As I only had 3 credits' worth of college level math, I was left with the arduous choices of taking an additional 3 credits of college-level math or passing the SAT 1 in math with a minimum score of 560, a task which in itself requires an extraordinary amount of studious effort.
I chose both options and, five months later, had succeed in the former: I had earned the required additional 3 credits' worth of college-level mathematics. I then submitted my completed application along with the required additional $40 application fee needed to upgrade the emergency certification that I had been granted in the interim.
I paid the $20 needed to send this next-day-air, and it was signed for by somebody at the Department of Education on Tuesday, May 18th. As of yesterday, May 26th, I have not only yet to receive my teachers certification, but have yet to receive any notice of its status.
I contacted the certification specialist who had informed me of this delay and issued me the emergency certification in the first place. She had directed me to send my application to her personally once I had fulfilled the additional certification requirements.
Rather than answering my inquiry, this certification specialist perfunctorily directed me to this website- the Application Process Status website of Pennsyvlania's Department of Education- which informs me that it will take an additional 10-11 weeks to process my application for certification.
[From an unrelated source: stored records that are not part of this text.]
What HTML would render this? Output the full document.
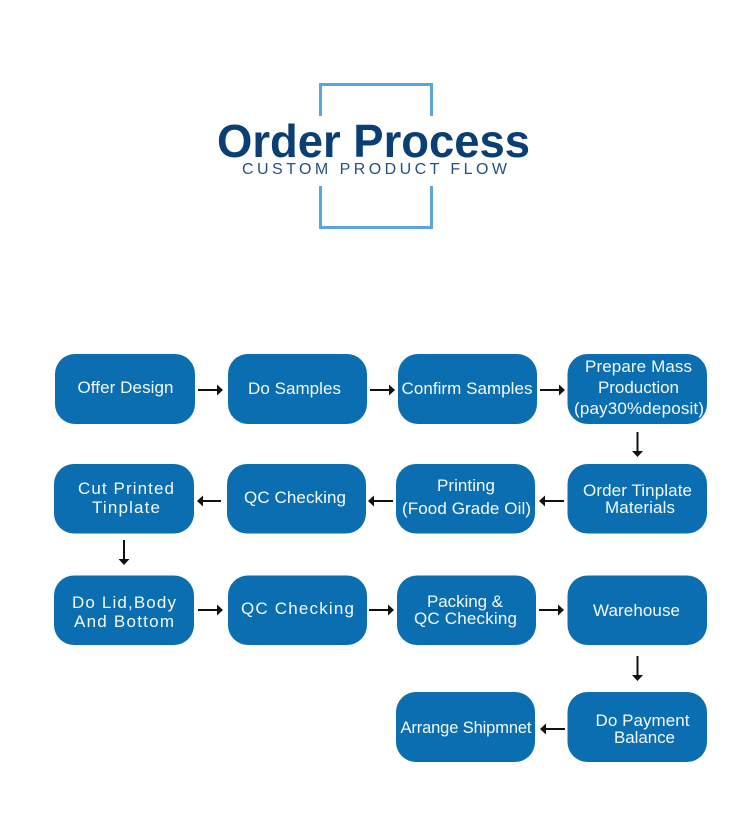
<!DOCTYPE html>
<html lang="en">
<head>
<meta charset="utf-8">
<title>Order Process</title>
<style>
html,body{margin:0;padding:0;background:#fff}
svg{display:block}
text{font-family:"Liberation Sans",Arial,sans-serif}
.b{fill:#0a6eb0}
.t text{fill:#f4fafd;font-size:17px}
.a{stroke:#111;stroke-width:2;fill:none}
.h{fill:#111}
</style>
</head>
<body>
<svg width="750" height="828" viewBox="0 0 750 828" xmlns="http://www.w3.org/2000/svg">
<rect width="750" height="828" fill="#fff"/>
<path d="M320.500 116V84.500H431.500V116M320.500 186V227.500H431.500V186" fill="none" stroke="#5ba5d8" stroke-width="3"/>
<text x="217" y="157" font-size="46" font-weight="700" fill="#0b3f74" textLength="313" lengthAdjust="spacingAndGlyphs">Order Process</text>
<text x="242" y="174" font-size="16" fill="#24527f" textLength="265">CUSTOM PRODUCT FLOW</text>

<g class="b">
<rect x="55" y="354" width="140" height="70" rx="20"/>
<rect x="228" y="354" width="139" height="70" rx="20"/>
<rect x="398" y="354" width="139" height="70" rx="20"/>
<rect x="567.500" y="354" width="139.500" height="70" rx="20"/>
<rect x="54" y="464" width="140" height="69.500" rx="20"/>
<rect x="227" y="464" width="139" height="69.500" rx="20"/>
<rect x="396" y="464" width="139" height="69.500" rx="20"/>
<rect x="567.500" y="464" width="139.500" height="69.500" rx="20"/>
<rect x="54" y="575.500" width="140" height="69.500" rx="20"/>
<rect x="228" y="575.500" width="139" height="69.500" rx="20"/>
<rect x="397" y="575.500" width="139" height="69.500" rx="20"/>
<rect x="567.500" y="575.500" width="139.500" height="69.500" rx="20"/>
<rect x="396" y="692" width="139" height="70" rx="20"/>
<rect x="567.500" y="692" width="139.500" height="70" rx="20"/>
</g>

<g class="t">
<text x="77.500" y="393" textLength="96">Offer Design</text>
<text x="248" y="394" textLength="93">Do Samples</text>
<text x="401.500" y="394" textLength="131">Confirm Samples</text>
<text x="585" y="372" textLength="107">Prepare Mass</text>
<text x="598" y="393" textLength="81">Production</text>
<text x="574" y="414" textLength="130">(pay30%deposit)</text>
<text x="78" y="494" textLength="96">Cut Printed</text>
<text x="92" y="513" textLength="68">Tinplate</text>
<text x="244" y="503" textLength="102">QC Checking</text>
<text x="437" y="491" textLength="58">Printing</text>
<text x="402" y="514" textLength="129">(Food Grade Oil)</text>
<text x="583" y="496" textLength="109">Order Tinplate</text>
<text x="605" y="513" textLength="70">Materials</text>
<text x="72" y="608" textLength="104">Do Lid,Body</text>
<text x="74" y="627" textLength="100">And Bottom</text>
<text x="241" y="614" textLength="113">QC Checking</text>
<text x="427" y="607" textLength="76">Packing &amp;</text>
<text x="414" y="624" textLength="103">QC Checking</text>
<text x="593" y="616" textLength="87">Warehouse</text>
<text x="400.500" y="733" textLength="131" style="font-size:16.500px">Arrange Shipmnet</text>
<text x="595.500" y="726" textLength="94">Do Payment</text>
<text x="614" y="743" textLength="61">Balance</text>
</g>

<g class="a">
<path d="M198 390H219M370 390H391M540 390H561"/>
<path d="M201 501H221M372 501H393M543 501H564"/>
<path d="M198 610H219M369 610H390M539 610H560"/>
<path d="M544 729H565"/>
<path d="M637.500 432V453M637.500 656V677M124 540V561"/>
</g>
<g class="h">
<path d="M223 390l-6-5.500v11zM395 390l-6-5.500v11zM565 390l-6-5.500v11z"/>
<path d="M197 501l6-5.500v11zM368 501l6-5.500v11zM539 501l6-5.500v11z"/>
<path d="M223 610l-6-5.500v11zM394 610l-6-5.500v11zM564 610l-6-5.500v11z"/>
<path d="M540 729l6-5.500v11z"/>
<path d="M637.500 457l-5.500-6h11zM637.500 681l-5.500-6h11zM124 565l-5.500-6h11z"/>
</g>
</svg>
</body>
</html>
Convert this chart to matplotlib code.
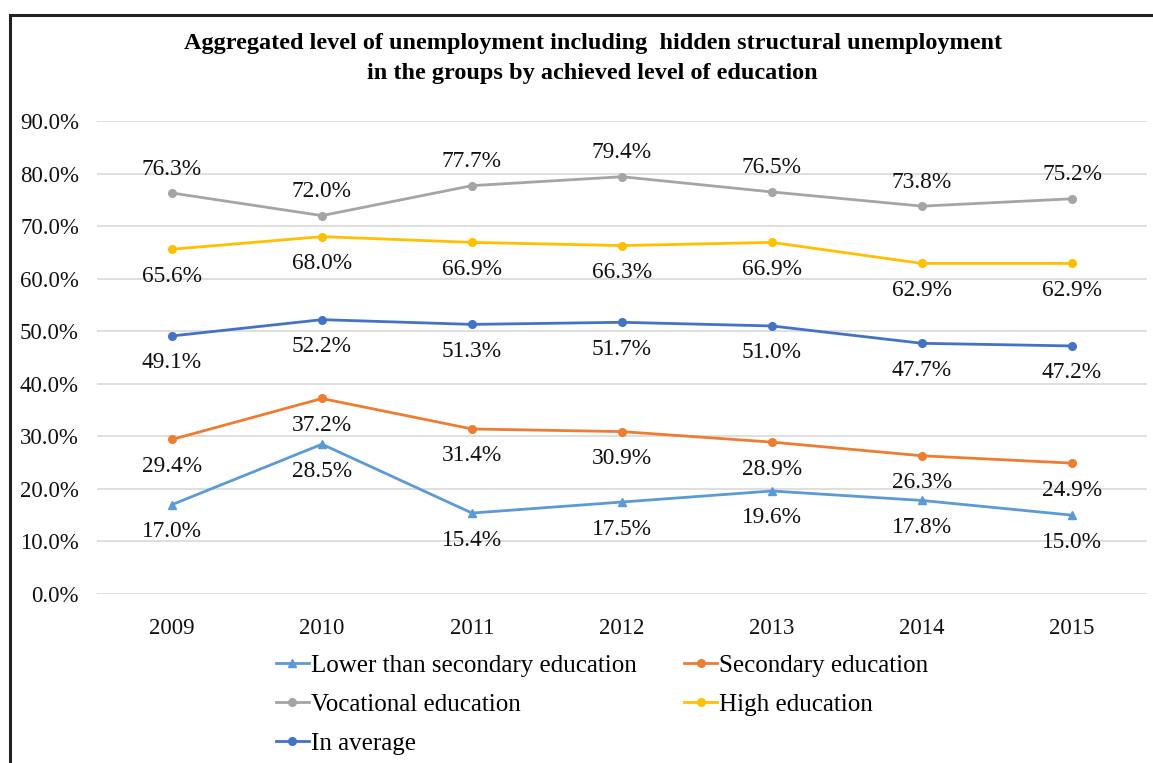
import numpy as np
import matplotlib
matplotlib.use("Agg")
import matplotlib.pyplot as plt
from matplotlib.ticker import FuncFormatter

# ---------------------------------------------------------------------------
# Data
# ---------------------------------------------------------------------------
years = ["2009", "2010", "2011", "2012", "2013", "2014", "2015"]

lower_secondary = [17.0, 28.5, 15.4, 17.5, 19.6, 17.8, 15.0]
secondary = [29.4, 37.2, 31.4, 30.9, 28.9, 26.3, 24.9]
vocational = [76.3, 72.0, 77.7, 79.4, 76.5, 73.8, 75.2]
high = [65.6, 68.0, 66.9, 66.3, 66.9, 62.9, 62.9]
average = [49.1, 52.2, 51.3, 51.7, 51.0, 47.7, 47.2]

series_names = ["Lower than secondary education", "Secondary education",
                "Vocational education", "High education", "In average"]

title = ("Aggregated level of unemployment including  hidden structural unemployment\n"
         "in the groups by achieved level of education")

plt.rcParams['font.family'] = ['Liberation Serif', 'DejaVu Serif']

fig = plt.figure(figsize=(11.53, 7.63), dpi=100)
ax = fig.add_axes([0.0841, 0.2215, 0.9107, 0.6199])

x = np.arange(len(years))

# (values, colour, marker, label above?)
styles = [
    (lower_secondary, "#5B9BD5", "^", False),
    (secondary, "#ED7D31", "o", False),
    (vocational, "#A5A5A5", "o", True),
    (high, "#FFC000", "o", False),
    (average, "#4472C4", "o", False),
]

handles = []
for (vals, color, marker, above), name in zip(styles, series_names):
    h, = ax.plot(x, vals, color=color, lw=2.0, marker=marker, markersize=5.5,
                 label=name, zorder=3)
    handles.append(h)
    for xi, v in zip(x, vals):
        dy = 24 if above else -27
        ax.annotate(f"{v:.1f}%", (xi, v), textcoords="offset pixels",
                    xytext=(0, dy), ha="center", va="center",
                    fontsize=16.8, color="#111111", zorder=4)

ax.set_xlim(-0.5, len(years) - 0.5)
ax.set_ylim(0, 90)
ax.set_yticks(np.arange(0, 91, 10))
ax.yaxis.set_major_formatter(FuncFormatter(lambda v, _: f"{v:.1f}%"))
ax.set_xticks(x)
ax.set_xticklabels(years)
ax.tick_params(axis="both", length=0, labelsize=16.5, colors="#111111")
ax.tick_params(axis="x", pad=17)
ax.tick_params(axis="y", pad=13)
ax.grid(axis="y", color="#D9D9D9", lw=1.2)
ax.set_axisbelow(True)
for s in ax.spines.values():
    s.set_visible(False)

fig.text(0.514, 0.923, title, ha="center", va="center", fontsize=17.5,
         fontweight="bold", linespacing=1.55)

# legend filled row by row: reorder for matplotlib's column-major layout
order = [0, 2, 4, 1, 3]
leg = fig.legend([handles[i] for i in order], [series_names[i] for i in order],
                 loc="upper left", bbox_to_anchor=(0.2395, 0.142), ncol=2,
                 frameon=False, fontsize=18, handlelength=1.3,
                 handletextpad=0.1, columnspacing=1.9, labelspacing=0.66,
                 borderaxespad=0, borderpad=0)

# outer border (top and left sides visible)
fig.add_artist(plt.Line2D([0.0087, 0.0087], [0, 0.980], color="#222222",
                          lw=2.2, transform=fig.transFigure))
fig.add_artist(plt.Line2D([0.0087, 1.0], [0.980, 0.980], color="#222222",
                          lw=2.2, transform=fig.transFigure))

fig.savefig("out.png", dpi=100)
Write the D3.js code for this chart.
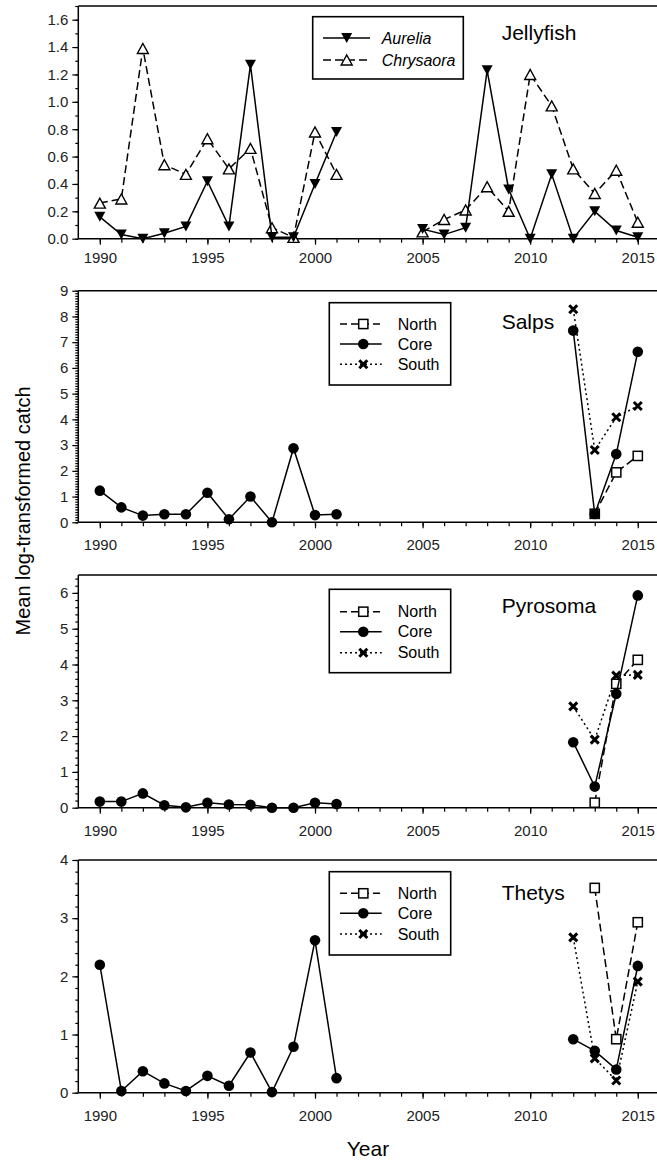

This certification specialist informed me that, once my application has been "keyed in" I should be able to check on its status through the above-linked website. As of today, 7 working days after it was accepted by the Department of Education, it has yet to be even "keyed in".
The big picture is that, by all reasonable expectations, it will have taken me almost a whole year to obtain my Pennsylvania Teachers Certification. This cost is onerous in finacial terms as well, as, adding up the cost of my college class, gas to-and-from classes, textbooks, application fees, clearance fees, test fees, and other related expenses, I have spent close to $1,000 in pursuit of my teaching certification.
I have also missed out on numerous full-time teaching opportunities as a result of not having received my teachers certification in a timely fashion. I dread to imagine what the cost of these lost opportunities is.
According to statistics that were, until recently, available on the Pennsylvania Department of Education's website, the Commonwealth of Pennsylvania is facing a projected shortage of nearly 12,000 teachers (in critical areas such as special education). In an era where public education is in deep trouble, Pennsylvania cannot afford to lose teachers (and potential teachers) by exhiling them to bureaucratic Purgatory.
Had I known that obtaining a teaching certification in Pennsyvlania would cost me nearly $1,000 and a year of my life, I doubt that I would have been as enthusiastic about pursuing a career in public education in Pennsylvania.
I desperately want to teach in Pennsylvania's public schools, but Pennsylvania's broken teacher certification system is hurting, not helping me and many other teachers. By extension, it is also hurting thousands of students who are facing a severe deficit of enthusiastic and well-prepared teachers.
After a year of Purgatory, it is a challenge to keep myself from feeling jaded. If this is the initial- and perhaps biggest- challenge that Pennsylvania teachers face, it does not bode well for the future of Public Education.
Pennsylvania's teachers do whatever it takes do earn their licenses, and they do it at great personal expense. I think I speak for all of Pennsylvania's teachers when I say that we would deeply appreciate it if you would reciprocate our efforts by doing whatever you can to help expediate the issuance of our teaching licenses.
To that end, I'm sure that thousands of administrators, parents, and students would also be equally grateful for your efforts to fix and streamline the Department of Education's teacher certification process.